When the set time had fully come. There was a time set by God. Already in eternity God had determined this exact time to be just the right time for him to send the world a Savior. It did not happen by accident. Nothing in this world happens without God’s knowledge. Nothing that happens in this world can nullify his plans, especially his plan to fulfill his promise to Adam and Eve and all their descendants to send into the world the one who would crush Satan’s head.
When the set time had fully come, God sent his Son to be born of a woman. His Son, the one who is the second person of the Godhead, one with the Father from all eternity, God from God, light from light, of one being with the Father. God sent his Son to be born of a woman, to fulfill the promise he made to Adam and Eve that the one who would crush the serpent’s head would be a seed of the woman, born of a virgin, Immanuel, God with us.
Why did it have to be this way?

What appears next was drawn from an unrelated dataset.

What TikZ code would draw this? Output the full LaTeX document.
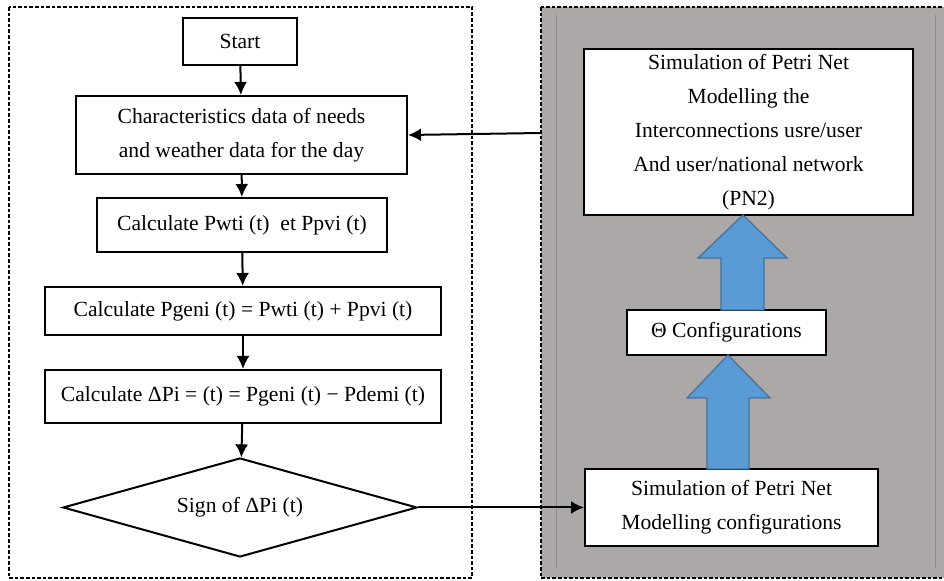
\documentclass[tikz,border=0pt]{standalone}
\usepackage{fontspec}
\setmainfont{Liberation Serif}
\usetikzlibrary{%
  arrows,%
  arrows.meta,% bigger tips
  shapes.geometric,% diamond
  positioning,%
  calc%
}

\definecolor{panelgray}{HTML}{ABA8A7}
\definecolor{panelline}{HTML}{8E8B8A}
\definecolor{arrowblue}{HTML}{5B9BD5}
\definecolor{arrowedge}{HTML}{41719C}

\begin{document}
\begin{tikzpicture}
  [
  x=0.5pt, y=-0.5pt,
  font=\fontsize{10.8}{17}\selectfont, line width=1pt, draw=black, >={Latex[length=6.5pt,width=6.5pt]},
  process/.style={rectangle, draw=black, fill=white, inner sep=0pt, align=center},
  decision/.style={diamond, draw=black, fill=white, inner sep=0pt, aspect=3.55},
  frame/.style={line width=0.6pt, dash pattern=on 1.8pt off 1pt},
  bigarrow/.style={draw=arrowedge, line width=0.6pt, fill=arrowblue}
  ]

\clip (0,0) rectangle (944,581);

% the two frames
\draw[frame] (9,7) rectangle (472,578);
\draw[frame, fill=panelgray] (541,7) rectangle (960,578);
\draw[panelline, line width=0.5pt] (556,15) -- (556,568);
\draw[panelline, line width=0.5pt] (935,15) -- (935,568);

% flowchart on the left
\node[process, minimum width=57pt, minimum height=23.5pt] (start) at (240,41.5) {Start};
\node[process, minimum width=165.5pt, minimum height=39pt] (data) at (241.5,135) {Characteristics data of needs\\and weather data for the day};
\node[process, minimum width=145pt, minimum height=27pt] (pcalc) at (242,225) {Calculate Pwti (t)~~et Ppvi (t)};
\node[process, minimum width=198pt, minimum height=24pt] (pgen) at (243,311) {Calculate Pgeni (t) = Pwti (t) + Ppvi (t)};
\node[process, minimum width=198pt, minimum height=26.5pt] (pdelta) at (243,396.5) {Calculate ΔPi = (t) = Pgeni (t) − Pdemi (t)};
\node[decision, minimum width=177pt, minimum height=49.5pt] (sign) at (240,507.5) {Sign of ΔPi (t)};

\draw[->] (start) -- (data);
\draw[->] (data) -- (pcalc);
\draw[->] (pcalc) -- (pgen);
\draw[->] (pgen) -- (pdelta);
\draw[->] (pdelta) -- (sign);

% Petri net side
\node[process, minimum width=164.5pt, minimum height=83pt] (pn2) at (748.5,132) {Simulation of Petri Net\\Modelling the\\Interconnections usre/user\\And user/national network\\(PN2)};
\node[process, minimum width=99.5pt, minimum height=22.5pt] (theta) at (726.5,332.5) {Θ Configurations};
\node[process, minimum width=146.5pt, minimum height=38.5pt] (simconf) at (731.5,507.5) {Simulation of Petri Net\\Modelling configurations};

\coordinate (panel) at (541,133);
\draw[->] (sign.east) -- (simconf.west);
\draw[->] (panel) -- (data.east);

% block arrows
\draw[bigarrow] (743,215) -- (787,258) -- (764,258) -- (764,310) -- (721,310) -- (721,258) -- (698,258) -- cycle;
\draw[bigarrow] (728,355) -- (770,398) -- (749,398) -- (749,469) -- (707,469) -- (707,398) -- (687,398) -- cycle;
\end{tikzpicture}
\end{document}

Why did the Son of God have to be born of a woman? So that he would be born under the law. As true God he was not under the law. He was not subject to the laws of gravity. He was not subject to time and space. He was not subject to any human authority. It was impossible for him to do anything that was against his own will. He had to be born into this world so that he could experience what we do, so that he could experience temptation, but, unlike Adam and Eve, he would defeat every temptation he faced. He had to become one of us so that he could be our substitute under the law and keep it perfectly in our place.
Jesus was born under the law in order to redeem those under the law. A price had to be paid. Justice had to be carried out. The price God demanded before we could be set free from sin and Satan was not only that his law be kept perfectly, but that someone take on the punishment the law demands when it is broken. The punishment the law demands is that those who break it be separated from God, that they suffer Hell. That’s the price Jesus paid. On the cross he was forsaken by the father thereby taking on himself the punishment we deserve. God’s justice is satisfied. As Luther reminds us, Jesus redeemed us, not with gold or silver, but with his holy precious blood and his innocent suffering and death in our place.

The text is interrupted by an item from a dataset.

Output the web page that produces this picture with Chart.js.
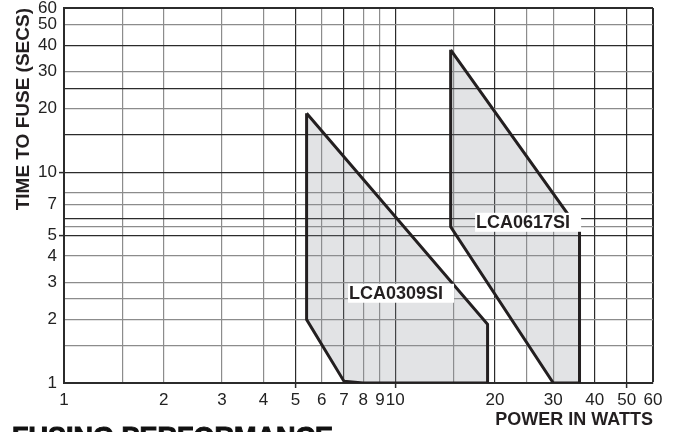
<!DOCTYPE html>
<html>
<head>
<meta charset="utf-8">
<script src="https://cdn.jsdelivr.net/npm/chart.js@4.4.1/dist/chart.umd.min.js"></script>
<style>
html, body { margin: 0; padding: 0; background: #fff; overflow: hidden; }
</style>
</head>
<body>
<canvas id="fuse" width="677" height="432"></canvas>
<script>
// grid lines and labels on the two log axes
const powerTicks = [1, 1.5, 2, 3, 4, 5, 6, 7, 8, 9, 10, 15, 20, 25, 30, 40, 50, 60];
const powerLabels = [1, 2, 3, 4, 5, 6, 7, 8, 9, 10, 20, 30, 40, 50, 60];
const timeTicks = [1, 1.5, 2, 2.5, 3, 4, 5, 5.5, 6, 7, 8, 10, 15, 20, 25, 30, 40, 50, 60];
const timeLabels = [1, 2, 3, 4, 5, 7, 10, 20, 30, 40, 50, 60];

// corners of each fusing zone (watts / seconds), walked round the shape
const lca0309Watts = [5.4, 5.4, 7, 8, 19, 19, 5.4];
const lca0309Secs  = [19, 2, 1.02, 1, 1, 1.9, 19];
const lca0617Watts = [14.7, 14.7, 30, 36, 36, 34, 14.7];
const lca0617Secs  = [38, 5.5, 1, 1, 5.6, 6, 38];

// which grid lines are printed darker, and which get a tick mark outside the frame
const darkPower = [1, 5, 7, 10, 20, 40, 50, 60];
const darkTime = [1, 5, 6, 10, 15, 25, 40, 60];
const markPower = [5, 10, 50];
const markTime = [5, 10];

const INK = '#231f20';
const FONT = '"Liberation Sans", Arial, Helvetica, sans-serif';

function pts(xs, ys) {
  return xs.map((x, i) => ({x: x, y: ys[i]}));
}

function gridFor(dark, marks) {
  return {
    color: c => (c.tick && dark.includes(c.tick.value)) ? '#2b2b2b' : '#8c8c8c',
    lineWidth: c => (c.tick && c.tick.value === 60) ? 2 : 1.2,
    tickLength: 5,
    tickWidth: 1.5,
    tickColor: c => (c.tick && marks.includes(c.tick.value)) ? '#2b2b2b' : 'rgba(0,0,0,0)'
  };
}

// white boxed names of the two parts
const zoneNames = [
  {text: 'LCA0309SI', x: 7.2, y: 2.65, anchor: 'left'},
  {text: 'LCA0617SI', x: 36.4, y: 5.75, anchor: 'right'}
];

const namePlugin = {
  id: 'zoneNames',
  afterDatasetsDraw(chart) {
    const ctx = chart.ctx;
    const xs = chart.scales.x, ys = chart.scales.y;
    ctx.save();
    ctx.font = 'bold 18px ' + FONT;
    ctx.textBaseline = 'middle';
    zoneNames.forEach(n => {
      const w = ctx.measureText(n.text).width;
      const px = xs.getPixelForValue(n.x);
      const py = ys.getPixelForValue(n.y);
      const boxW = w + 12;
      const left = n.anchor === 'left' ? px : px - boxW;
      ctx.fillStyle = '#fff';
      ctx.fillRect(left, py - 10, boxW, 19);
      ctx.fillStyle = INK;
      ctx.fillText(n.text, left + 1, py);
    });
    ctx.restore();
  },
  afterDraw(chart) {
    const ctx = chart.ctx;
    ctx.save();
    ctx.font = 'bold 27px ' + FONT;
    ctx.fillStyle = '#111';
    ctx.strokeStyle = '#111';
    ctx.lineWidth = 1;
    ctx.textBaseline = 'alphabetic';
    ctx.fillText('FUSING PERFORMANCE', 12, 446);
    ctx.strokeText('FUSING PERFORMANCE', 12, 446);
    ctx.restore();
  }
};

const zoneStyle = {
  showLine: true,
  fill: 'shape',
  backgroundColor: 'rgba(140,144,152,0.25)',
  borderColor: INK,
  borderWidth: 3,
  borderJoinStyle: 'miter',
  pointRadius: 0,
  tension: 0
};

new Chart(document.getElementById('fuse'), {
  type: 'scatter',
  data: {
    datasets: [
      Object.assign({label: 'LCA0309SI', data: pts(lca0309Watts, lca0309Secs)}, zoneStyle),
      Object.assign({label: 'LCA0617SI', data: pts(lca0617Watts, lca0617Secs)}, zoneStyle)
    ]
  },
  options: {
    responsive: false,
    animation: false,
    devicePixelRatio: 1,
    events: [],
    layout: {padding: {top: 8, right: 24, left: 0, bottom: 0}},
    plugins: {legend: {display: false}, tooltip: {enabled: false}},
    scales: {
      x: {
        type: 'logarithmic',
        min: 1,
        max: 60,
        afterBuildTicks: s => { s.ticks = powerTicks.map(v => ({value: v})); },
        afterFit: s => { s.height = 49; s.paddingLeft = 0; s.paddingRight = 0; },
        ticks: {
          autoSkip: false,
          maxRotation: 0,
          padding: 2,
          color: '#222',
          font: {family: FONT, size: 17},
          callback: v => powerLabels.includes(v) ? String(v) : ''
        },
        grid: gridFor(darkPower, markPower),
        border: {color: '#2b2b2b', width: 2},
        title: {
          display: true,
          text: 'POWER IN WATTS',
          align: 'end',
          color: INK,
          padding: {top: 0, bottom: 1},
          font: {family: FONT, size: 18, weight: 'bold'}
        }
      },
      y: {
        type: 'logarithmic',
        min: 1,
        max: 60,
        afterBuildTicks: s => { s.ticks = timeTicks.map(v => ({value: v})); },
        afterFit: s => { s.width = 64; s.paddingTop = 0; s.paddingBottom = 0; },
        ticks: {
          autoSkip: false,
          padding: 2,
          color: '#222',
          font: {family: FONT, size: 17},
          callback: v => timeLabels.includes(v) ? String(v) : ''
        },
        grid: gridFor(darkTime, markTime),
        border: {color: '#2b2b2b', width: 2},
        title: {
          display: true,
          text: 'TIME TO FUSE (SECS)',
          align: 'end',
          color: INK,
          padding: {top: 12, bottom: 0},
          font: {family: FONT, size: 19, weight: 'bold'}
        }
      }
    }
  },
  plugins: [namePlugin]
});
</script>
</body>
</html>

Jesus redeemed us at a great price, not so that we would be on our own and free to do whatever we wanted, but so that we would be adopted as sons. Now, by the power of his word, the good news that we have heard tonight, God has sent the Spirit of his Son into our hearts to shout, “Abba, Father!” Now, we who were alienated from God, separated from him by our sins and headed for eternal separation from him and everything good; now, in Jesus, we are reconciled to God. We can call God “daddy”, Father. We can approach in in prayer without fear, as dear children approach their dear fathers, anytime, anywhere, knowing that he will hear and answer. And if sinful human fathers delight in giving good things to their children, how much more does God delight in showering us with everything good, everything we need for body and life, and eternal salvation too!

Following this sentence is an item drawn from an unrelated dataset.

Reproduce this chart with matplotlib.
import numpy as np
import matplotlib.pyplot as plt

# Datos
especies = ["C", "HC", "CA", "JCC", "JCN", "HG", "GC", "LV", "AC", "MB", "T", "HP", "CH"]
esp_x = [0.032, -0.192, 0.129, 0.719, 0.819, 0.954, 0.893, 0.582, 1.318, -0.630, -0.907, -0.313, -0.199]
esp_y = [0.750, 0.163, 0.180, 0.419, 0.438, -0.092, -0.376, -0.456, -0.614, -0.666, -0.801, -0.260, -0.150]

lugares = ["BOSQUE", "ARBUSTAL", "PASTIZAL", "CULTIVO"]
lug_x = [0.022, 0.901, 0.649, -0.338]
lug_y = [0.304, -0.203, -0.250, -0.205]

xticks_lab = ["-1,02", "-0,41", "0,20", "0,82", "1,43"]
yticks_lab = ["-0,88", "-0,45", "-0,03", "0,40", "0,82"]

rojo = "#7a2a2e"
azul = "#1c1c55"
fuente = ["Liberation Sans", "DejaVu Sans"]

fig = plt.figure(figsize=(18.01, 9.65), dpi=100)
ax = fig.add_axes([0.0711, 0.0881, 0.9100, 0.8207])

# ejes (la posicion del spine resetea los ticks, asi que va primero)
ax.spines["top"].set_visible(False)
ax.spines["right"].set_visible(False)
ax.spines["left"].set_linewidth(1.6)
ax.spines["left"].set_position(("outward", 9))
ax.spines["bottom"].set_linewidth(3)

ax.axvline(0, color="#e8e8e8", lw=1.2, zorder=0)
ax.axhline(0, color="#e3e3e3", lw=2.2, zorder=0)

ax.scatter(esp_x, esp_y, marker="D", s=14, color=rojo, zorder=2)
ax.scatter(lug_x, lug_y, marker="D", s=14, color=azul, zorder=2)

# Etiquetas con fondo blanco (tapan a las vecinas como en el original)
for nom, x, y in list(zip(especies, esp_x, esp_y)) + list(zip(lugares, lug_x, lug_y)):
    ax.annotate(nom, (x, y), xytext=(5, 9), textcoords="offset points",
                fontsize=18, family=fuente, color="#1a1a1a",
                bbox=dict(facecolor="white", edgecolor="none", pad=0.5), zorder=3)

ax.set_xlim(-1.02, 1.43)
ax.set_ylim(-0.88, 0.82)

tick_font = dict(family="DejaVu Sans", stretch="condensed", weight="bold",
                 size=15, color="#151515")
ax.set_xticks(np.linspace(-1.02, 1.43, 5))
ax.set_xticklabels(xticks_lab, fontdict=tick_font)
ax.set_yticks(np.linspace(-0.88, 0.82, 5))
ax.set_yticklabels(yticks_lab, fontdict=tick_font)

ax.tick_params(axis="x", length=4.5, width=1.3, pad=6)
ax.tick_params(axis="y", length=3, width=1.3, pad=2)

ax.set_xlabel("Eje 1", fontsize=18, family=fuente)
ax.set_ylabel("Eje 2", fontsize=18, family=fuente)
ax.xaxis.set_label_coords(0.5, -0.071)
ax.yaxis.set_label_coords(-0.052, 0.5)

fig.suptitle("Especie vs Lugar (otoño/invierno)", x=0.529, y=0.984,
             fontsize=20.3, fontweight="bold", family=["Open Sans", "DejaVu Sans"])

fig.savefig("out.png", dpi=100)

What’s so great about being adopted as God’s sons? It means you are no longer a slave. By your natural birth you were a slave to sin, ruled by the devil and headed to eternal life in Hell. But through your second birth by water and the Spirit you are adopted by God, an orphan rescued from a fate worse than death. You are a son of God! And if you are a son, then you are also an heir of God through Christ. As a son of God, you are in line to inherit what he has, all the riches and glory of heaven are yours, not because you earned or deserved them, but by inheritance. Through faith in Jesus, you are an heir with him of eternal life.
Christmas reminds us that Jesus set aside the glory and riches of heaven itself to come to earth and live and die in our place. He did it so that, through his poverty we might become rich, we might be adopted as God’s sons and enjoy the glory and riches of heaven with him forever.